If your favorite Wire music is the jagged quick-snap guitar of their classic debut album, Pink Flag, “Now Was” and the appropriately-titled “Two Minutes” should be right up your alley. Both songs depart as suddenly as they arrive, with the latter delving into drone rock territory with a terrifically twisted spoken-word vocal line. Fans of the band’s forays into contemplative dream-pop should be thrilled with “Adapt” and “Down to This,” each awash in the gentle sway of a feeling you may have long forgotten, building toward something that may never come again.

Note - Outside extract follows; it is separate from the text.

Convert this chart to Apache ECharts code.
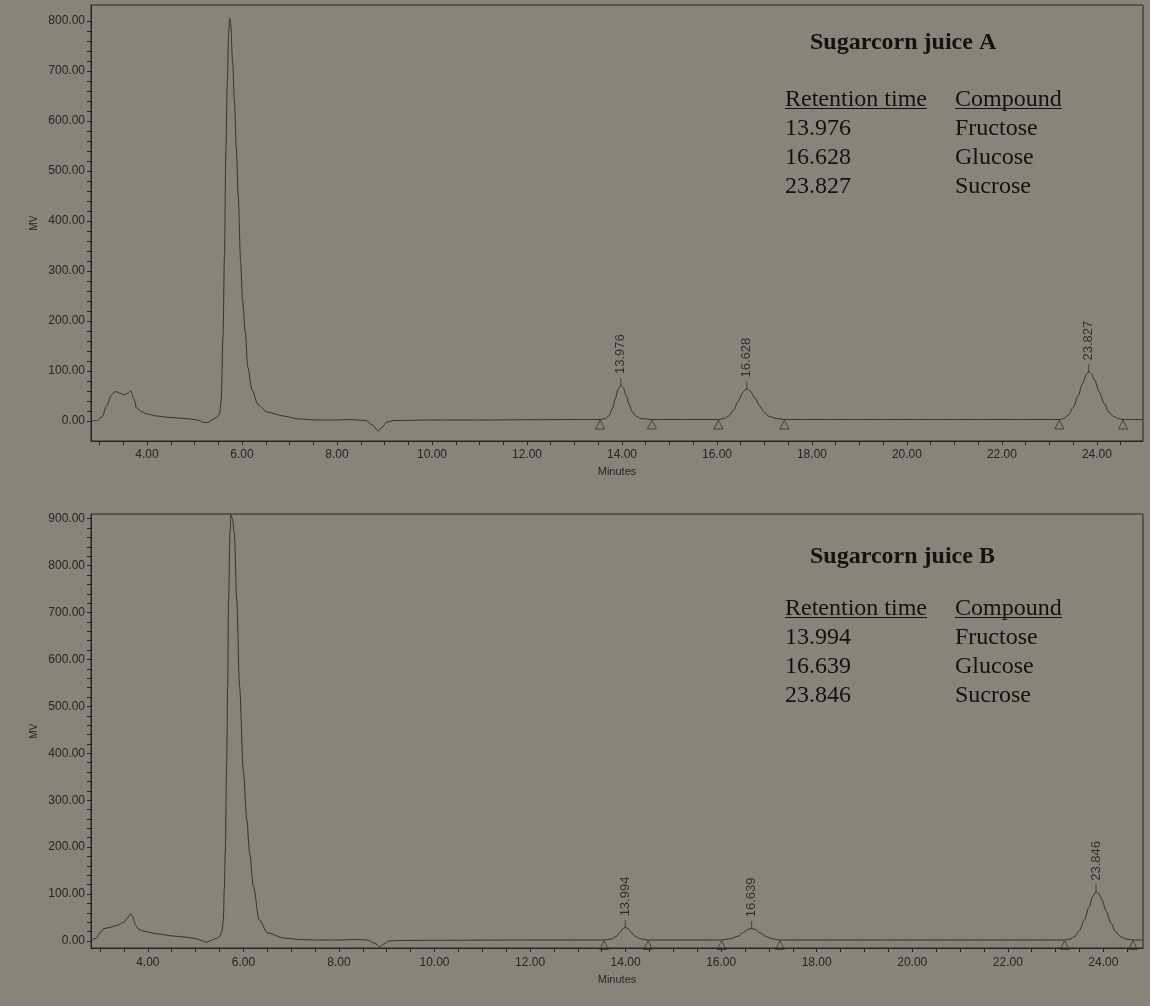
<!DOCTYPE html>
<html>
<head>
<meta charset="utf-8">
<title>Sugarcorn juice chromatograms</title>
<script src="https://cdn.jsdelivr.net/npm/echarts@6/dist/echarts.min.js"></script>
<style>
  html, body { margin: 0; padding: 0; background: #8b8279; }
  #chart { width: 1150px; height: 1006px; }
</style>
</head>
<body>
<div id="chart"></div>
<script>
// ---- data (minutes, mV) ----
var traceA = [
  [2.82, 0], [2.95, 1], [3.05, 8], [3.15, 30], [3.25, 52], [3.33, 59], [3.42, 56], [3.52, 52],
  [3.60, 56], [3.66, 60], [3.72, 45], [3.78, 26], [3.88, 19], [4.0, 14], [4.2, 10], [4.5, 7],
  [4.8, 5], [5.0, 3], [5.1, 1], [5.2, -3], [5.28, -3], [5.38, 3], [5.48, 8], [5.53, 15],
  [5.56, 40], [5.60, 170], [5.63, 330], [5.66, 540], [5.69, 680], [5.72, 780], [5.74, 805],
  [5.76, 795], [5.80, 720], [5.84, 640], [5.88, 545], [5.92, 450], [5.97, 320], [6.01, 242],
  [6.07, 176], [6.12, 108], [6.21, 62], [6.34, 32], [6.53, 18], [6.87, 10], [7.2, 4], [7.6, 2],
  [8.0, 2], [8.3, 3], [8.6, 1], [8.75, -8], [8.87, -20], [8.95, -12], [9.05, -2], [9.2, 1],
  [10.0, 2], [11.0, 2], [12.0, 2.5], [13.0, 3], [13.55, 3],
  [13.65, 5], [13.72, 10], [13.80, 25], [13.86, 45], [13.92, 64], [13.976, 72], [14.03, 66],
  [14.09, 50], [14.15, 33], [14.22, 18], [14.30, 9], [14.40, 5], [14.5, 4], [14.63, 3],
  [15.3, 3], [16.03, 3], [16.15, 5], [16.25, 10], [16.35, 22], [16.45, 40], [16.55, 58],
  [16.628, 65], [16.70, 60], [16.80, 46], [16.90, 30], [17.00, 17], [17.10, 9], [17.25, 5],
  [17.42, 3], [19.0, 3], [21.0, 3], [23.21, 3],
  [23.3, 5], [23.4, 12], [23.5, 27], [23.6, 50], [23.7, 75], [23.78, 94], [23.827, 99],
  [23.88, 95], [23.95, 82], [24.05, 58], [24.15, 35], [24.25, 18], [24.35, 9], [24.45, 5],
  [24.55, 3], [24.97, 3]
];
var traceB = [
  [2.81, 0], [2.92, 6], [3.0, 18], [3.08, 26], [3.2, 29], [3.35, 33], [3.5, 40], [3.58, 50],
  [3.64, 58], [3.68, 52], [3.74, 34], [3.82, 24], [3.95, 20], [4.2, 15], [4.5, 11], [4.8, 8],
  [5.0, 5], [5.15, 0], [5.22, -3], [5.3, 0], [5.42, 5], [5.5, 9], [5.55, 20], [5.58, 45],
  [5.60, 110], [5.62, 188], [5.65, 380], [5.67, 542], [5.69, 727], [5.72, 870], [5.74, 908],
  [5.77, 900], [5.81, 870], [5.86, 727], [5.92, 542], [6.0, 360], [6.07, 259], [6.13, 188],
  [6.21, 116], [6.33, 45], [6.51, 17], [6.85, 6], [7.2, 3], [7.6, 2], [8.0, 2], [8.4, 3],
  [8.6, 2], [8.75, -5], [8.85, -12], [8.95, -6], [9.05, 0], [9.3, 1], [10.0, 1.5], [12.0, 2],
  [13.55, 2],
  [13.7, 4], [13.8, 9], [13.88, 18], [13.94, 26], [13.994, 29], [14.05, 26], [14.12, 18],
  [14.2, 10], [14.3, 5], [14.47, 2], [15.2, 2],
  [16.01, 2], [16.2, 5], [16.35, 10], [16.45, 17], [16.55, 24], [16.639, 27], [16.72, 24],
  [16.82, 17], [16.95, 9], [17.05, 5], [17.23, 2], [19.0, 2], [21.0, 2], [23.19, 2],
  [23.3, 4], [23.4, 9], [23.5, 22], [23.6, 44], [23.7, 72], [23.78, 95], [23.846, 105],
  [23.9, 101], [23.97, 88], [24.06, 63], [24.16, 38], [24.26, 19], [24.36, 9], [24.48, 4],
  [24.62, 2], [24.83, 2]
];
// peak apex (retention time, height)
var peaksA = [[13.976, 72], [16.628, 65], [23.827, 99]];
var peaksB = [[13.994, 29], [16.639, 27], [23.846, 105]];
// integration start / end markers
var marksA = [[13.54, 3], [14.63, 3], [16.03, 3], [17.42, 3], [23.21, 3], [24.55, 3]];
var marksB = [[13.55, 2], [14.47, 2], [16.01, 2], [17.23, 2], [23.19, 2], [24.62, 2]];
// axis labels
var xLabels = [4, 6, 8, 10, 12, 14, 16, 18, 20, 22, 24];
var yLabelsA = [0, 100, 200, 300, 400, 500, 600, 700, 800];
var yLabelsB = [0, 100, 200, 300, 400, 500, 600, 700, 800, 900];
// text tables
var titles = ['Sugarcorn juice A', 'Sugarcorn juice B'];
var header = ['Retention time', 'Compound'];
var timesA = ['13.976', '16.628', '23.827'];
var timesB = ['13.994', '16.639', '23.846'];
var compounds = ['Fructose', 'Glucose', 'Sucrose'];

var INK = '#2b2521';
var LINE = '#39322c';

// minor ticks every 0.5 min / 20 mV
function steps(from, to, step) {
  var out = [];
  for (var v = from; v <= to + 1e-9; v += step) out.push(+v.toFixed(2));
  return out;
}

function xAxis(idx, min, max, margin, gap) {
  return {
    type: 'value', gridIndex: idx, min: min, max: max,
    name: 'Minutes', nameLocation: 'middle', nameGap: gap,
    nameTextStyle: { color: INK, fontSize: 11, fontFamily: 'Liberation Sans' },
    axisLine: { show: true, onZero: false, lineStyle: { color: INK, width: 1 } },
    axisTick: { show: true, length: 4, customValues: steps(3, 24.5, 0.5), lineStyle: { color: INK } },
    axisLabel: {
      customValues: xLabels, margin: margin, color: INK, fontSize: 12, fontFamily: 'Liberation Sans',
      formatter: function (v) { return v.toFixed(2); }
    },
    splitLine: { show: false }
  };
}

function yAxis(idx, min, max, labels) {
  return {
    type: 'value', gridIndex: idx, min: min, max: max,
    name: 'MV', nameLocation: 'middle', nameGap: 52, nameRotate: 90, nameMoveOverlap: false,
    nameTextStyle: { color: INK, fontSize: 10, fontFamily: 'Liberation Sans' },
    axisLine: { show: true, onZero: false, lineStyle: { color: INK, width: 1 } },
    axisTick: { show: true, length: 4, customValues: steps(0, labels[labels.length - 1], 20), lineStyle: { color: INK } },
    axisLabel: {
      customValues: labels, margin: 6, color: INK, fontSize: 12, fontFamily: 'Liberation Sans',
      formatter: function (v) { return v.toFixed(2); }
    },
    splitLine: { show: false }
  };
}

function trace(idx, data) {
  return {
    type: 'line', xAxisIndex: idx, yAxisIndex: idx, data: data,
    showSymbol: false, smooth: 0.3, smoothMonotone: 'x',
    lineStyle: { color: LINE, width: 1 }, z: 3
  };
}

function peakLabels(idx, data) {
  return {
    type: 'scatter', xAxisIndex: idx, yAxisIndex: idx, data: data,
    symbol: 'rect', symbolSize: [1, 8], symbolOffset: [0, -3],
    itemStyle: { color: LINE },
    label: {
      show: true, position: 'top', rotate: 90, align: 'left', verticalAlign: 'middle', distance: 4,
      color: '#1e1915', fontSize: 13, fontFamily: 'Liberation Sans',
      formatter: function (p) { return p.value[0].toFixed(3); }
    }, z: 4
  };
}

function baseMarks(idx, data) {
  return {
    type: 'scatter', xAxisIndex: idx, yAxisIndex: idx, data: data,
    symbol: 'triangle', symbolSize: [9, 9], symbolOffset: [0, 5],
    itemStyle: { color: 'rgba(0,0,0,0)', borderColor: LINE, borderWidth: 1 }, z: 4
  };
}

// retention table drawn as text graphics
function table(title, times, titleTop, t) {
  var serif = '"Liberation Serif", "DejaVu Serif", serif';
  var ink = '#15110e';
  var g = [];
  g.push({ type: 'text', left: 810, top: titleTop, style: { text: title, font: 'bold 24px ' + serif, fill: ink } });
  g.push({ type: 'text', left: 785, top: t, style: { text: header[0], font: '24px ' + serif, fill: ink } });
  g.push({ type: 'text', left: 955, top: t, style: { text: header[1], font: '24px ' + serif, fill: ink } });
  g.push({ type: 'line', shape: { x1: 785, y1: t + 20.5, x2: 927, y2: t + 20.5 }, style: { stroke: ink, lineWidth: 1.2 } });
  g.push({ type: 'line', shape: { x1: 955, y1: t + 20.5, x2: 1062, y2: t + 20.5 }, style: { stroke: ink, lineWidth: 1.2 } });
  for (var i = 0; i < times.length; i++) {
    g.push({ type: 'text', left: 785, top: t + 29 + i * 29, style: { text: times[i], font: '24px ' + serif, fill: ink } });
    g.push({ type: 'text', left: 955, top: t + 29 + i * 29, style: { text: compounds[i], font: '24px ' + serif, fill: ink } });
  }
  return g;
}

var chart = echarts.init(document.getElementById('chart'));
chart.setOption({
  animation: false,
  backgroundColor: '#8b8279',
  grid: [
    { left: 91, top: 5, width: 1052, height: 436, show: true, borderColor: INK, borderWidth: 1, backgroundColor: 'transparent' },
    { left: 91, top: 514, width: 1052, height: 434, show: true, borderColor: INK, borderWidth: 1, backgroundColor: 'transparent' }
  ],
  xAxis: [xAxis(0, 2.82, 24.97, 8, 25), xAxis(1, 2.81, 24.83, 9, 26)],
  yAxis: [yAxis(0, -40, 832, yLabelsA), yAxis(1, -15, 910, yLabelsB)],
  series: [
    trace(0, traceA), peakLabels(0, peaksA), baseMarks(0, marksA),
    trace(1, traceB), peakLabels(1, peaksB), baseMarks(1, marksB)
  ],
  graphic: table(titles[0], timesA, 30.5, 88).concat(table(titles[1], timesB, 545, 597))
});
</script>
</body>
</html>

At times, Red Barked Tree doesn’t feel like it was even recorded in the 21st century, the whiff of a dog-eared copy of the Trouser Press Record Guide faint in its guitars and grooves. Even Colin Newman’s snotty yelp echoes from across the divide of decades, refusing to be softened by age or experience. But because early Wire sounds positively contemporary and necessary in the modern age, the clear line between then and now makes perfect sense. Even when you might want to be embarrassed by earnestly rendered lines like “The absolute of vodka kings” (“Bad Worn Thing”) or the clumsy f-bombs scattered throughout pockets of the entire set, the sound is so clearly Wire, it’s easy to give them a pass.

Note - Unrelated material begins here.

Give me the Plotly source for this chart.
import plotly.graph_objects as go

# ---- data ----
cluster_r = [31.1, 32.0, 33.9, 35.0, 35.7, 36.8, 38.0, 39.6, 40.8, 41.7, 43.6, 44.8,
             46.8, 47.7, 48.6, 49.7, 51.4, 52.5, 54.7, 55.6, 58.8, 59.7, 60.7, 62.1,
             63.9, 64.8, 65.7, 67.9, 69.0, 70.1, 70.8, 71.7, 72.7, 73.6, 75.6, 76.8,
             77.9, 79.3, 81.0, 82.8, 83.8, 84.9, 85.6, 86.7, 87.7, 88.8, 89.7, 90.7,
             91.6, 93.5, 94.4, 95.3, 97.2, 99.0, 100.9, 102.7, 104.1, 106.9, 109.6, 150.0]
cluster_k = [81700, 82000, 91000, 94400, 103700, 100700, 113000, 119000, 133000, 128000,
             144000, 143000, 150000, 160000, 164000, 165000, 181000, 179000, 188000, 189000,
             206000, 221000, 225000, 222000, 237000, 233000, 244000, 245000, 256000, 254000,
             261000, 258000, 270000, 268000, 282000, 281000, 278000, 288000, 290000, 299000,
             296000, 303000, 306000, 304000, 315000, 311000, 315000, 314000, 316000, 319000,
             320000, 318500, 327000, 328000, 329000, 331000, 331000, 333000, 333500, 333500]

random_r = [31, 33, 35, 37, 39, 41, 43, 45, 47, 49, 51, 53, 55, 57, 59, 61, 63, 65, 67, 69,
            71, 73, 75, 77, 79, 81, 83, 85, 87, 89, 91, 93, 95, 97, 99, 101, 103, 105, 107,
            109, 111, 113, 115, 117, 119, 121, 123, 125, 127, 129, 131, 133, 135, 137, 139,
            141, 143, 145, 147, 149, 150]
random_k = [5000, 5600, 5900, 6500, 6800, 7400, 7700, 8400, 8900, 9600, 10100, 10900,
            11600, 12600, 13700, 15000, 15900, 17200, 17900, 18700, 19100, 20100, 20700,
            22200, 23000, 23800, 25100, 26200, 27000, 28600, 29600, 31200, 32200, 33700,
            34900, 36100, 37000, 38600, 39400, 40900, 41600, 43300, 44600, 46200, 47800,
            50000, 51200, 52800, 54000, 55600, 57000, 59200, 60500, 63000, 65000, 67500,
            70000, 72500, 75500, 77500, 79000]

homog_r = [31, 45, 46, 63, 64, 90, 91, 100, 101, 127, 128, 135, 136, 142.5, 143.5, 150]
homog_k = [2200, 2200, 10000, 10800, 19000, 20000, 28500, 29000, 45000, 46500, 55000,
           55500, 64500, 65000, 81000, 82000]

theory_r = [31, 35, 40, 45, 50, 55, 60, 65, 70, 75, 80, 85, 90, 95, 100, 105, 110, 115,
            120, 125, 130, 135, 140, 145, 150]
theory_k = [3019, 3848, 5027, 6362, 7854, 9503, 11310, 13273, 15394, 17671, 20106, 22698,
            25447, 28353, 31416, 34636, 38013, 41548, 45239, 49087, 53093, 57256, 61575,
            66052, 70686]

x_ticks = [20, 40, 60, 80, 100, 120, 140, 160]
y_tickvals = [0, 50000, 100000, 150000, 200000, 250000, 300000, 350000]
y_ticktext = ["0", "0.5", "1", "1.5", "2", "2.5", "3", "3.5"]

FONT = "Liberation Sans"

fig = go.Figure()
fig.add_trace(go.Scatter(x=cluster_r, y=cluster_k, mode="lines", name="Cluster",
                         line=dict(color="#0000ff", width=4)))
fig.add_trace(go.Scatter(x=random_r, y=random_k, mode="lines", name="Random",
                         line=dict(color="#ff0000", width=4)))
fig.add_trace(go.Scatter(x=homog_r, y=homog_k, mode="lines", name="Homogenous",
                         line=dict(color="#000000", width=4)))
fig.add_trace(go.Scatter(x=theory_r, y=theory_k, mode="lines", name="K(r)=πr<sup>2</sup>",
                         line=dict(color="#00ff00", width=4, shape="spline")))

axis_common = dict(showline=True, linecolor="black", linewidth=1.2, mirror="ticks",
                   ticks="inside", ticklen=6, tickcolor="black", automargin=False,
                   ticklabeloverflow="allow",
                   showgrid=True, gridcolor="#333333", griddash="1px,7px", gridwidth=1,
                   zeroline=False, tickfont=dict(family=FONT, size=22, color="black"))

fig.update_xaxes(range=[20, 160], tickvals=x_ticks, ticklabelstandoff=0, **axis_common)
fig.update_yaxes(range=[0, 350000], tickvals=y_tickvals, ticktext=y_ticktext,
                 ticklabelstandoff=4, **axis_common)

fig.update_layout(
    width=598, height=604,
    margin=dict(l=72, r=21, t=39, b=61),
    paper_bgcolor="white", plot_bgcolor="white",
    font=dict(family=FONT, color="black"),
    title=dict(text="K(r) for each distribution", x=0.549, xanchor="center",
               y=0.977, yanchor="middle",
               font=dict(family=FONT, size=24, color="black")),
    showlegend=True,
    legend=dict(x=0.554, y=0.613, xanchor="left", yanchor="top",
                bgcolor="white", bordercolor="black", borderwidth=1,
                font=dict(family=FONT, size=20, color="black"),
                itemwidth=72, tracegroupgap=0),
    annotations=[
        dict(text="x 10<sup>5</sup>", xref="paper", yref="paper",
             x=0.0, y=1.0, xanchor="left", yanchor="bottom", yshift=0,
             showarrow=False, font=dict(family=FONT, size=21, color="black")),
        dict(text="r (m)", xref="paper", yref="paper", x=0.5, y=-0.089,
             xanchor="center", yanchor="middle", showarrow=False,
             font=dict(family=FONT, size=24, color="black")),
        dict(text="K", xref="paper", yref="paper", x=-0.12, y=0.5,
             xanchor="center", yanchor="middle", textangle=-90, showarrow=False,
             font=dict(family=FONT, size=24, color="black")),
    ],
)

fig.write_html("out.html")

Selecting a standout track is no easy feat when there’s so much to sink one’s teeth into. “Smash” is a swirling cloud of prickly guitar noise and perfect pop melody, while album opener “Please Take” is so fraught with purpose in its delivery, you may find yourself wondering what it must be like to have all that anger and disappointment focused on you. Over 11 tracks of fantastically unapproachable guitars and vocals, of deceivingly simple rhythms and unswerving purpose, Wire sound perfectly comfortable in their own skin and sense of history on Red Barked Tree.